- South Seaville Location in Cape May County South Seaville Location in New Jersey South Seaville Location in the United States
- Coordinates: 39°10′44″N 74°45′36″W﻿ / ﻿39.17889°N 74.76000°W
- Country: United States
- State: New Jersey
- County: Cape May
- Township: Dennis

Area
- • Total: 2.39 sq mi (6.19 km^{2})
- • Land: 2.38 sq mi (6.17 km^{2})
- • Water: 0.0077 sq mi (0.02 km^{2})
- Elevation: 23 ft (7.0 m)

Population (2020)
- • Total: 695
- • Density: 291.8/sq mi (112.65/km^{2})
- Time zone: UTC−05:00 (Eastern (EST))
- • Summer (DST): UTC−04:00 (EDT)
- ZIP Code: 08246
- Area codes: 609, 640
- FIPS code: 34-28380
- GNIS feature ID: 880754

= South Seaville, New Jersey =

Populated place in Cape May County, New Jersey, US

South Seaville is an unincorporated community located within Dennis Township in Cape May County, in the U.S. state of New Jersey. South Seaville is 4 mi northwest of Sea Isle City. South Seaville has a post office with ZIP Code 08246.

As of the 2020 census, South Seaville had a population of 695.

A post office was established in 1867, with Remington Corson as the first postmaster.

==Demographics==

South Seaville was first listed as a census designated place in the 2020 U.S. census.

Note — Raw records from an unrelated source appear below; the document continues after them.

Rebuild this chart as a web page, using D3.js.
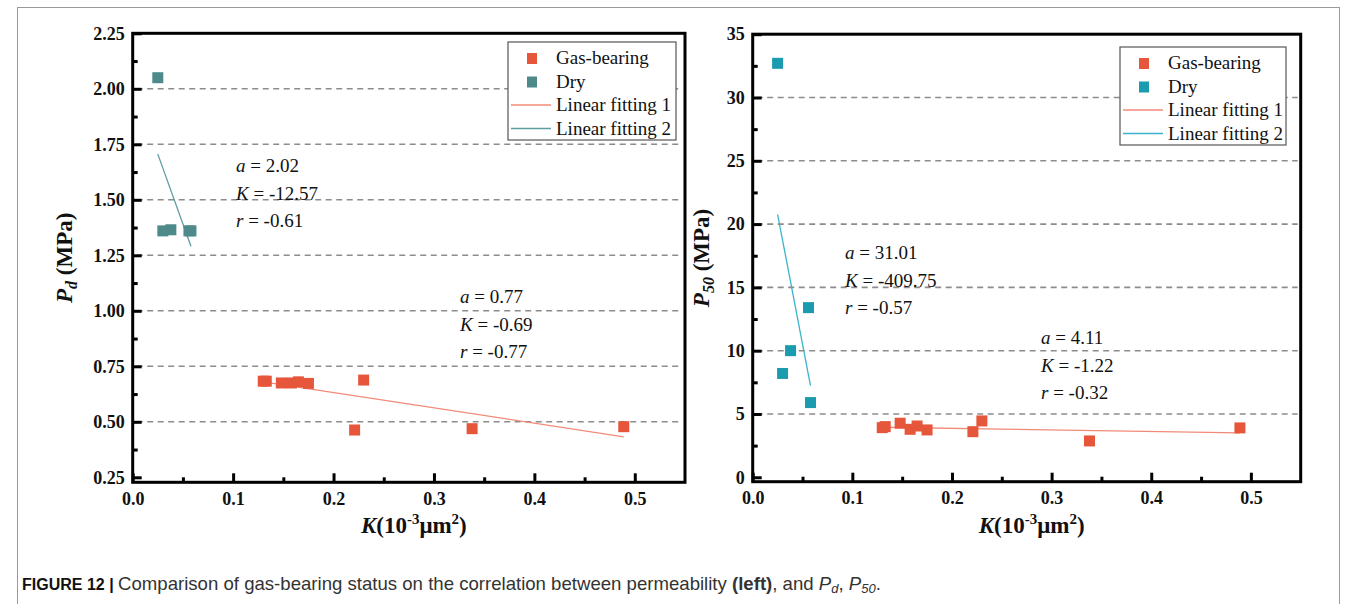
<!DOCTYPE html>
<html>
<head>
<meta charset="utf-8">
<script src="https://cdn.jsdelivr.net/npm/d3@7"></script>
<style>
  html, body { margin: 0; padding: 0; background: #fff; }
  svg { display: block; }
  .serif { font-family: "Liberation Serif", "Times New Roman", Times, serif; }
</style>
</head>
<body>
<svg id="chart" width="1356" height="604"></svg>
<script>
// ---------------- data ----------------
const kGas   = [0.130, 0.133, 0.148, 0.158, 0.165, 0.175, 0.221, 0.230, 0.338, 0.489];
const pdGas  = [0.683, 0.683, 0.675, 0.675, 0.680, 0.673, 0.463, 0.688, 0.469, 0.478];
const p50Gas = [3.92, 4.00, 4.27, 3.79, 4.05, 3.74, 3.60, 4.45, 2.87, 3.90];

const kDry   = [0.025, 0.030, 0.038, 0.056, 0.058];
const pdDry  = [2.05, 1.36, 1.365, 1.36, 1.36];
const p50Dry = [32.7, 8.2, 10.0, 13.4, 5.9];

const pdFit1  = { a: 0.77,  K: -0.69 };
const pdFit2  = { a: 2.02,  K: -12.57 };
const p50Fit1 = { a: 4.11,  K: -1.22 };
const p50Fit2 = { a: 31.01, K: -409.75 };

const pdTicks  = [0.25, 0.50, 0.75, 1.00, 1.25, 1.50, 1.75, 2.00, 2.25];
const p50Ticks = [0, 5, 10, 15, 20, 25, 30, 35];
const kTicks   = [0.0, 0.1, 0.2, 0.3, 0.4, 0.5];
const legendLabels = ["Gas-bearing", "Dry", "Linear fitting 1", "Linear fitting 2"];

// ---------------- drawing ----------------
const svg = d3.select("#chart");
const SERIF = "'Liberation Serif', 'Times New Roman', Times, serif";
const gasColor = "#e5563b";
const fit1Color = "#f28a78";

// outer figure border
svg.append("rect").attr("x", 17.5).attr("y", 7.5).attr("width", 1322).attr("height", 640)
  .attr("fill", "none").attr("stroke", "#9a9a9a").attr("stroke-width", 1);

function serifText(sel) {
  return sel.attr("class", "serif").style("font-family", SERIF);
}

function panel(cfg) {
  const x = d3.scaleLinear().domain([0, 0.55]).range([cfg.x0, cfg.x1]);
  const y = d3.scaleLinear().domain(cfg.yDomain).range([cfg.y0, cfg.y1]);
  const g = svg.append("g");

  // gridlines
  g.selectAll("line.grid").data(cfg.grid).enter().append("line")
    .attr("x1", cfg.x0 + 4).attr("x2", cfg.x1 - 3)
    .attr("y1", d => y(d)).attr("y2", d => y(d))
    .attr("stroke", "#8c8c8c").attr("stroke-width", 1.6).attr("stroke-dasharray", "6,4.5");

  // axes with inward ticks
  const yAxis = d3.axisLeft(y).tickValues(cfg.yTicks).tickFormat(cfg.yFmt)
    .tickSizeInner(-9).tickSizeOuter(0).tickPadding(8);
  const ya = g.append("g").attr("transform", `translate(${cfg.x0},0)`).call(yAxis);
  const yMinor = d3.axisLeft(y).tickValues(d3.pairs(cfg.yTicks).map(p => (p[0] + p[1]) / 2))
    .tickSizeInner(-5).tickSizeOuter(0).tickFormat("");
  const ym = g.append("g").attr("transform", `translate(${cfg.x0},0)`).call(yMinor);

  const xAxis = d3.axisBottom(x).tickValues(kTicks).tickFormat(d3.format(".1f"))
    .tickSizeInner(-9).tickSizeOuter(0).tickPadding(10);
  const xa = g.append("g").attr("transform", `translate(0,${cfg.y0})`).call(xAxis);
  const xMinor = d3.axisBottom(x).tickValues(d3.pairs(kTicks).map(p => (p[0] + p[1]) / 2))
    .tickSizeInner(-5).tickSizeOuter(0).tickFormat("");
  const xm = g.append("g").attr("transform", `translate(0,${cfg.y0})`).call(xMinor);

  [ya, ym, xa, xm].forEach(a => {
    a.attr("font-family", SERIF);
    a.select(".domain").remove();
    a.selectAll(".tick line").attr("stroke", "#000").attr("stroke-width", 3);
    serifText(a.selectAll("text")).attr("font-weight", "bold")
      .attr("font-size", 18).attr("fill", "#111");
  });

  // frame
  g.append("rect").attr("x", cfg.x0).attr("y", cfg.y1)
    .attr("width", cfg.x1 - cfg.x0).attr("height", cfg.y0 - cfg.y1)
    .attr("fill", "none").attr("stroke", "#000").attr("stroke-width", 3);

  // fit lines
  const fitLine = (f, xs, color) => {
    const e = d3.extent(xs);
    g.append("line")
      .attr("x1", x(e[0])).attr("y1", y(f.a + f.K * e[0]))
      .attr("x2", x(e[1])).attr("y2", y(f.a + f.K * e[1]))
      .attr("stroke", color).attr("stroke-width", 1.3);
  };
  fitLine(cfg.fit1, kGas, fit1Color);
  fitLine(cfg.fit2, kDry, cfg.fit2Color);

  // points
  const S = 11;
  g.selectAll("rect.gas").data(kGas.map((k, i) => [k, cfg.gas[i]])).enter().append("rect")
    .attr("x", d => x(d[0]) - S / 2).attr("y", d => y(d[1]) - S / 2)
    .attr("width", S).attr("height", S).attr("fill", gasColor);
  g.selectAll("rect.dry").data(kDry.map((k, i) => [k, cfg.dry[i]])).enter().append("rect")
    .attr("x", d => x(d[0]) - S / 2).attr("y", d => y(d[1]) - S / 2)
    .attr("width", S).attr("height", S).attr("fill", cfg.dryColor);

  // legend
  const L = cfg.legend;
  g.append("rect").attr("x", L.x).attr("y", L.y).attr("width", L.w).attr("height", L.h)
    .attr("fill", "#fff").attr("stroke", "#555").attr("stroke-width", 1.2);
  legendLabels.forEach((lab, i) => {
    const cy = L.y + 16 + i * L.step;
    if (i < 2) {
      g.append("rect").attr("x", L.mx - 5).attr("y", cy - 5).attr("width", 10).attr("height", 11)
        .attr("fill", i === 0 ? gasColor : cfg.dryColor);
    } else {
      g.append("line").attr("x1", L.x + 3).attr("x2", L.tx - 5).attr("y1", cy).attr("y2", cy)
        .attr("stroke", i === 2 ? fit1Color : cfg.fit2Color).attr("stroke-width", 1.5);
    }
    serifText(g.append("text")).attr("x", L.tx).attr("y", cy + 6).text(lab)
      .attr("font-size", 19).attr("fill", "#111");
  });

  // annotations
  cfg.notes.forEach(n => {
    const f = n.f;
    const lines = [["a", " = " + f.a.toFixed(2)], ["K", " = " + f.K.toFixed(2)], ["r", " = " + n.r.toFixed(2)]];
    lines.forEach((ln, i) => {
      const t = serifText(g.append("text")).attr("x", n.x).attr("y", n.y + i * 27.5)
        .attr("font-size", 19).attr("fill", "#111");
      t.append("tspan").attr("font-style", "italic").text(ln[0]);
      t.append("tspan").text(ln[1]);
    });
  });

  // y title
  const yt = serifText(g.append("text"))
    .attr("transform", `translate(${cfg.yTitleX},${(cfg.y0 + cfg.y1) / 2}) rotate(-90)`)
    .attr("text-anchor", "middle").attr("font-weight", "bold")
    .attr("font-size", 23).attr("fill", "#111");
  yt.append("tspan").attr("font-style", "italic").text("P");
  yt.append("tspan").attr("font-style", "italic").attr("font-size", 16).attr("dy", 5).text(cfg.sub);
  yt.append("tspan").attr("dy", -5).text(" (MPa)");

  // x title
  const xt = serifText(g.append("text")).attr("x", (cfg.x0 + cfg.x1) / 2 + 5).attr("y", cfg.y0 + 51)
    .attr("text-anchor", "middle").attr("font-weight", "bold")
    .attr("font-size", 23).attr("fill", "#111");
  xt.append("tspan").attr("font-style", "italic").text("K");
  xt.append("tspan").text("(10");
  xt.append("tspan").attr("font-size", 15).attr("dy", -9).text("-3");
  xt.append("tspan").attr("dy", 9).text("μm");
  xt.append("tspan").attr("font-size", 15).attr("dy", -9).text("2");
  xt.append("tspan").attr("dy", 9).text(")");
}

panel({
  x0: 132.7, x1: 685, y0: 482.3, y1: 33.3, yDomain: [0.2275, 2.25],
  yTicks: pdTicks, yFmt: d3.format(".2f"), grid: pdTicks.slice(1, -1),
  gas: pdGas, dry: pdDry, fit1: pdFit1, fit2: pdFit2,
  dryColor: "#4f8a8b", fit2Color: "#5f9ea0", sub: "d", yTitleX: 72,
  legend: { x: 508, y: 42, w: 168, h: 98, step: 23.5, mx: 532, tx: 556 },
  notes: [{ f: pdFit2, r: -0.61, x: 236, y: 172 }, { f: pdFit1, r: -0.77, x: 460, y: 303 }]
});

panel({
  x0: 752.7, x1: 1300.7, y0: 481.7, y1: 34.2, yDomain: [-0.35, 35],
  yTicks: p50Ticks, yFmt: d3.format("d"), grid: p50Ticks.slice(1, -1),
  gas: p50Gas, dry: p50Dry, fit1: p50Fit1, fit2: p50Fit2,
  dryColor: "#1a9bb0", fit2Color: "#3ab4cc", sub: "50", yTitleX: 709,
  legend: { x: 1120, y: 47, w: 166, h: 98, step: 23.5, mx: 1144, tx: 1168 },
  notes: [{ f: p50Fit2, r: -0.57, x: 845, y: 259 }, { f: p50Fit1, r: -0.32, x: 1041, y: 344 }]
});

// caption
const cap = svg.append("text").attr("x", 22).attr("y", 590)
  .attr("font-family", "'Liberation Sans', Arial, sans-serif").attr("font-size", 18.6).attr("fill", "#333");
cap.append("tspan").attr("font-weight", "bold").attr("fill", "#111").attr("font-size", 16).text("FIGURE 12 | ");
cap.append("tspan").text("Comparison of gas-bearing status on the correlation between permeability ");
cap.append("tspan").attr("font-weight", "bold").text("(left)");
cap.append("tspan").text(", and ");
cap.append("tspan").attr("font-style", "italic").text("P");
cap.append("tspan").attr("font-style", "italic").attr("font-size", 13).attr("dy", 3).text("d");
cap.append("tspan").attr("dy", -3).text(", ");
cap.append("tspan").attr("font-style", "italic").text("P");
cap.append("tspan").attr("font-style", "italic").attr("font-size", 13).attr("dy", 3).text("50");
cap.append("tspan").attr("dy", -3).text(".");
</script>
</body>
</html>
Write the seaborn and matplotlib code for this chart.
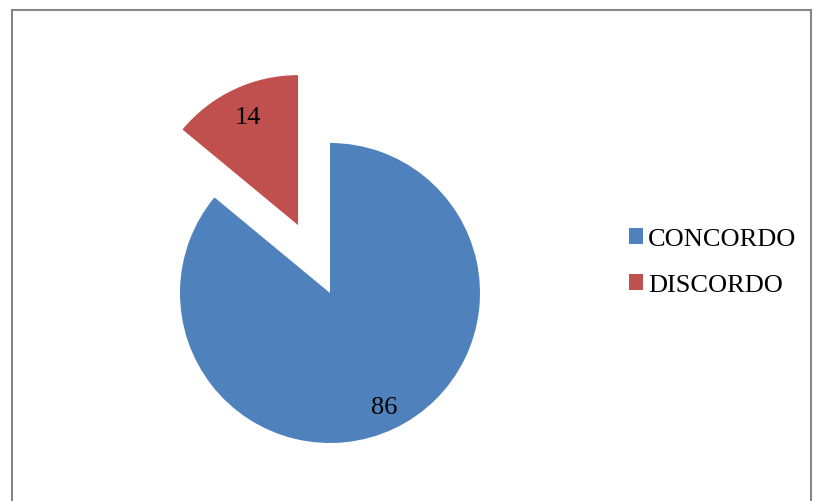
import matplotlib
matplotlib.use("Agg")
import matplotlib.pyplot as plt
import seaborn as sns
from matplotlib.patches import Rectangle, Patch

categories = ["CONCORDO", "DISCORDO"]
values = [86, 14]
labels = ["86", "14"]
colors = ["#4F81BD", "#C0504D"]
explode = [0.0, 0.5]

sns.set_theme(style="white")
plt.rcParams['font.family'] = ['Liberation Serif', 'DejaVu Serif']
plt.rcParams['text.color'] = 'black'

W, H = 814, 501
fig = plt.figure(figsize=(W / 100, H / 100), dpi=100)
ax = fig.add_axes([0, 0, 1, 1])

cx, cy, R = 330, 293, 150
wedges, texts = ax.pie(values, colors=colors, explode=explode, startangle=90,
                       counterclock=False, radius=1, labels=labels, labeldistance=0.79,
                       textprops=dict(fontsize=19, color="black", ha="center", va="center"),
                       wedgeprops=dict(linewidth=0))
# the large slice's label sits a little further out
x0, y0 = texts[0].get_position()
texts[0].set_position((x0 * 0.85 / 0.79, y0 * 0.85 / 0.79))

ax.set_xlim(-cx / R, (W - cx) / R)
ax.set_ylim(-(H - cy) / R, cy / R)
ax.set_aspect('auto')
ax.axis('off')

# frame
fig.patches.append(Rectangle((12 / W, -0.1), (811 - 12) / W, 1.1 - 10 / H,
                             transform=fig.transFigure, fill=False,
                             edgecolor="#868686", linewidth=1.5))

handles = [Patch(facecolor=c, edgecolor='none') for c in colors]
leg = fig.legend(handles, categories, loc="center left",
                 bbox_to_anchor=(629 / W, 1 - 262.5 / H), frameon=False,
                 fontsize=19, handlelength=0.53, handleheight=0.53,
                 handletextpad=0.19, labelspacing=0.9, borderpad=0, borderaxespad=0,
                 labelcolor="black")

fig.savefig("out.png", dpi=100)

South Seaville CDP, New Jersey – Racial and ethnic composition Note: the US Census treats Hispanic/Latino as an ethnic category. This table excludes Latinos from the racial categories and assigns them to a separate category. Hispanics/Latinos may be of any race.
| Race / Ethnicity (NH = Non-Hispanic) | Pop 2020 | 2020 |
|---|---|---|
| White alone (NH) | 637 | 91.65% |
| Black or African American alone (NH) | 4 | 0.58% |
| Native American or Alaska Native alone (NH) | 0 | 0.00% |
| Asian alone (NH) | 4 | 0.58% |
| Native Hawaiian or Pacific Islander alone (NH) | 0 | 0.00% |
| Other race alone (NH) | 3 | 0.43% |
| Mixed race or Multiracial (NH) | 19 | 2.73% |
| Hispanic or Latino (any race) | 28 | 4.03% |
| Total | 695 | 100.00% |

Historical population
| Census | Pop. | Note | %± |
| 2020 | 695 |  | — |
U.S. Decennial Census

==Education==
As with other parts of Dennis Township, the area is zoned to Dennis Township Public Schools (for grades K-8) and Middle Township Public Schools (for high school). The latter operates Middle Township High School.

Countywide schools include Cape May County Technical High School and Cape May County Special Services School District.